“Mujer,
¡qué grande es tu fe! ¡Que se cumpla tu deseo!” (Mt 15, 21-28). Jesús alaba la fe de la mujer cananea porque su fe
en Él, en su condición de Hombre-Dios, capaz de hacer milagros y de expulsar
demonios con la orden de su vez, supera todas las pruebas a las que la somete
el mismo Jesús. La fe de la mujer cananea es verdaderamente fuerte: por un
lado, a pesar de no pertenecer ella al Pueblo Elegido, cree en Jesucristo, que
es hebreo de raza; supera el obstáculo puesto por el
mismo Jesús en Persona, que no le concede el milagro de buenas a primera, sino
que le hace ver que los milagros como los que ella pide –exorcizar a su hija
para ahuyentar al demonio que la posee- están reservados “a los hijos”, es
decir, a los miembros del Pueblo Elegido; finalmente, supera la prueba más dura
de todas, que es la de soportar la humillación que significa ser comparada con
un perro, cuando Jesús le dice que “no está bien que los perros –es decir,
ella, que es pagana- coman –reciban milagros- de la mesa de los hijos –los judíos,
el Pueblo Elegido-, a lo que la mujer cananea responde que eso es verdad –acepta,
implícitamente, con mansedumbre y humildad, el calificativo que le da Jesús, de
“perro”-, pero que también es cierto que los perros, o los cachorros –los paganos
como ella-, comen de las migajas que caen de la mesa de los hijos –es decir,
los paganos pueden recibir un milagro “menor”, la migaja, como lo es la
expulsión del demonio-. Con esta última respuesta, en la que la mujer cananea
utiliza las mismas palabras y el mismo argumento de Jesús, la mujer termina por
dar el ejemplo perfecto de fe, pero también de mansedumbre y humildad –no se
ofende por ser comparada con un perro-, aunque también de inteligencia y
astucia evangélicas –el mismo Jesús nos dice que seamos “mansos como palomas y
astutos como serpientes”[1]-,
todo lo cual significa que la mujer, pagana, está iluminada, como primicia del
sacrificio de Jesús, por el Espíritu Santo, ya que son virtudes sobrenaturales,
imposibles de ser “producidas” por la naturaleza humana.

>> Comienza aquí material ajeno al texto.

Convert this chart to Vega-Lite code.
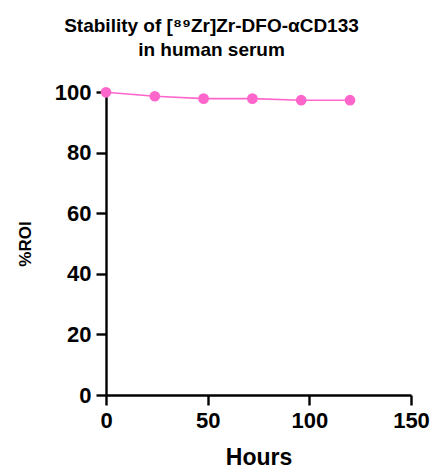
{
  "$schema": "https://vega.github.io/schema/vega-lite/v6.json",
  "autosize": "none",
  "padding": {"left": 106, "top": 92, "right": 24, "bottom": 76},
  "width": 305,
  "height": 303,
  "background": "white",
  "config": {
    "view": {"stroke": null},
    "font": "Liberation Sans"
  },
  "title": {
    "text": ["Stability of [⁸⁹Zr]Zr-DFO-αCD133", "in human serum"],
    "font": "Liberation Sans",
    "fontSize": 19,
    "fontWeight": "bold",
    "color": "black",
    "anchor": "middle",
    "dx": -47,
    "lineHeight": 24,
    "offset": 21
  },
  "data": {
    "values": [
      {"Hours": 0, "ROI": 99.9},
      {"Hours": 24, "ROI": 98.6},
      {"Hours": 48, "ROI": 97.8},
      {"Hours": 72, "ROI": 97.8},
      {"Hours": 96, "ROI": 97.3},
      {"Hours": 120, "ROI": 97.3}
    ]
  },
  "encoding": {
    "x": {
      "field": "Hours",
      "type": "quantitative",
      "scale": {"domain": [0, 150], "nice": false, "zero": false},
      "axis": {
        "title": "Hours",
        "values": [0, 50, 100, 150],
        "grid": false,
        "domainColor": "black",
        "domainWidth": 2.4,
        "tickColor": "black",
        "tickWidth": 2.4,
        "tickSize": 10,
        "labelFont": "Liberation Sans",
        "labelFontSize": 22,
        "labelFontWeight": "bold",
        "labelColor": "black",
        "labelPadding": 5,
        "labelFlush": false,
        "titleFont": "Liberation Sans",
        "titleFontSize": 23,
        "titleFontWeight": "bold",
        "titleColor": "black",
        "titlePadding": 15
      }
    },
    "y": {
      "field": "ROI",
      "type": "quantitative",
      "scale": {"domain": [0, 100], "nice": false},
      "axis": {
        "title": "%ROI",
        "values": [0, 20, 40, 60, 80, 100],
        "grid": false,
        "domainColor": "black",
        "domainWidth": 2.4,
        "tickColor": "black",
        "tickWidth": 2.4,
        "tickSize": 10,
        "labelFont": "Liberation Sans",
        "labelFontSize": 22,
        "labelFontWeight": "bold",
        "labelColor": "black",
        "labelPadding": 5,
        "labelFlush": false,
        "titleFont": "Liberation Sans",
        "titleFontSize": 17,
        "titleFontWeight": "bold",
        "titleColor": "black",
        "titlePadding": 20
      }
    }
  },
  "layer": [
    {"mark": {"type": "line", "color": "#FF66CC", "strokeWidth": 1.6}},
    {"mark": {"type": "point", "filled": true, "color": "#FF66CC", "opacity": 1, "size": 115}}
  ]
}
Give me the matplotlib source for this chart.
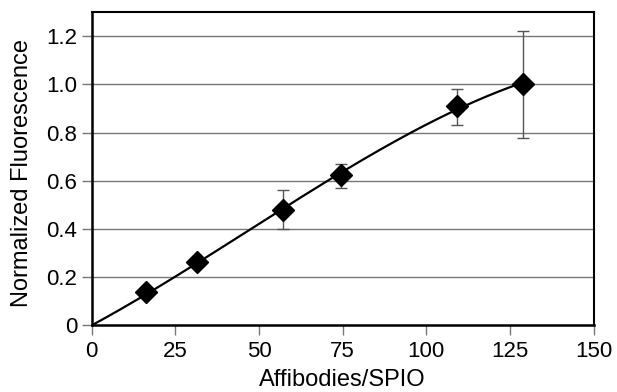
import numpy as np
import matplotlib
matplotlib.use("Agg")
import matplotlib.pyplot as plt

plt.rcParams['font.family'] = ['Liberation Sans', 'DejaVu Sans']

# Data
ratio = [16.2, 31.6, 57.2, 74.4, 109.1, 129.0]
fluor = [0.139, 0.264, 0.478, 0.623, 0.912, 1.001]
err_low = [0.0, 0.0, 0.080, 0.051, 0.079, 0.224]
err_high = [0.0, 0.0, 0.082, 0.045, 0.071, 0.220]

x_ticks = [0, 25, 50, 75, 100, 125, 150]
y_ticks = [0, 0.2, 0.4, 0.6, 0.8, 1.0, 1.2]
y_tick_labels = ['0', '0.2', '0.4', '0.6', '0.8', '1.0', '1.2']

# Trend line: least-squares cubic through the origin
xa = np.array(ratio)
ya = np.array(fluor)
A = np.vstack([xa, xa**2, xa**3]).T
coef, *_ = np.linalg.lstsq(A, ya, rcond=None)
xs = np.linspace(0, max(ratio), 200)
ys = coef[0]*xs + coef[1]*xs**2 + coef[2]*xs**3

fig = plt.figure(figsize=(6.17, 3.92), dpi=100)
ax = fig.add_axes([0.1486, 0.170, 0.9622-0.1486, 0.969-0.170])

for yv in y_ticks[1:]:
    ax.axhline(yv, color='#777777', lw=1.0, zorder=1)

ax.plot(xs, ys, color='black', lw=1.6, zorder=3)
ax.errorbar(ratio, fluor, yerr=[err_low, err_high], fmt='none', ecolor='#555555',
            elinewidth=1.0, capsize=4.5, capthick=1.0, zorder=2)
ax.plot(ratio, fluor, linestyle='none', marker='D', markersize=11.5,
        color='black', zorder=4)

ax.set_xlim(0, 150)
ax.set_ylim(0, 1.3)
ax.set_xticks(x_ticks)
ax.set_yticks(y_ticks)
ax.set_yticklabels(y_tick_labels)
ax.tick_params(axis='y', direction='out', length=7.5, width=1.0, color='#777777',
               labelsize=16, pad=3)
ax.tick_params(axis='x', direction='out', length=7.5, width=1.0, color='#777777',
               labelsize=16, pad=4)

for s in ['left', 'bottom']:
    ax.spines[s].set_linewidth(1.8)
for s in ['top', 'right']:
    ax.spines[s].set_linewidth(1.5)

ax.set_xlabel('Affibodies/SPIO', fontsize=17)
ax.set_ylabel('Normalized Fluorescence', fontsize=17)
ax.xaxis.set_label_coords(0.5, -0.138)
ax.yaxis.set_label_coords(-0.117, 0.488)

fig.savefig('out.png', dpi=100)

Todo esto motiva el asombro
de Jesús –hay que agregar la docilidad a la gracia por parte de la mujer
cananea-, con lo cual le concede, como premio a su fe, lo que le ha pedido, es
decir, que su hija se vea libre de la posesión demoníaca.
“Mujer,
¡qué grande es tu fe! ¡Que se cumpla tu deseo!”. Ahora bien, nosotros, desde el
momento en que formamos parte del Nuevo Pueblo Elegido y que por lo mismo
poseemos la fe desde el bautismo, injertada como una semilla del cielo en
nuestras almas, ¿podemos decir que tenemos la fe de la mujer cananea? ¿Creemos
en Jesucristo como Hombre-Dios, capaz de hacer milagros sorprendentes? ¿Creemos
en su poder divino, que en la Santa Misa convierte, por el milagro de la
transubstanciación, el pan en su Cuerpo y el vino en su Sangre? Y si lo
creemos, ¿comulgamos con la piedad, el fervor, la devoción y, sobre todo, el
amor que la Eucaristía se merece? ¿O, por el contrario, hacemos todo de manera
mecánica, automática, como quien no tiene fe, o una fe superficial?
¿Pretendemos el auxilio divino, siendo nuestra fe sumamente débil, si la
comparamos con la de la mujer cananea?